To honor the mandate of the Appellate Division, the board had the discretion to take new evidence. This discretion is consistent with the requirement of G.L.c. 30A, § 14, that the reviewing court give due weight to the discretionary authority conferred upon an agency. "Absent constitutional constraints or extremely compelling circumstances the `administrative agencies "should be free to fashion their own rules of procedure and to pursue methods of inquiry capable of permitting them to discharge their multitudinous duties."' FCC v. Schreiber, 381 U.S. [279, 290 (1965)], quoting from FCC v. Pottsville Broadcasting Co., 309 U.S. [134, 143 (1940)]." Vermont Yankee Nuclear Power Corp. v. Natural Resources Defense Council, Inc., 435 U.S. 519, 543-544 (1978).

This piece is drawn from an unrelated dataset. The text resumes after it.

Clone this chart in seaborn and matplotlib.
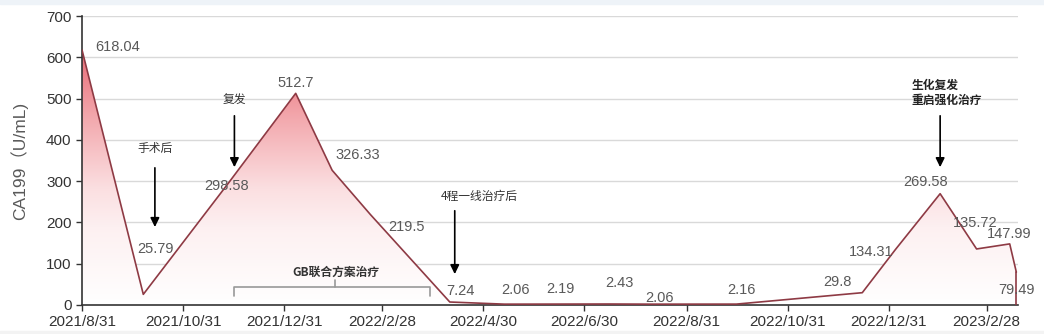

[4] The Municipal Court judge consolidated the two cases, deeming the records in each case as "The Official Record" for all purposes.

[5] The tenant argues that both decisions of the Appellate Division are reviewable. See Alves v. Picard, 337 Mass. 77, 78-79 (1958); Weiner v. Pictorial Paper Package Corp., 303 Mass. 123, 128-129 (1939). Regardless of the validity of this contention, we need not examine the first decision because we have found error in the second.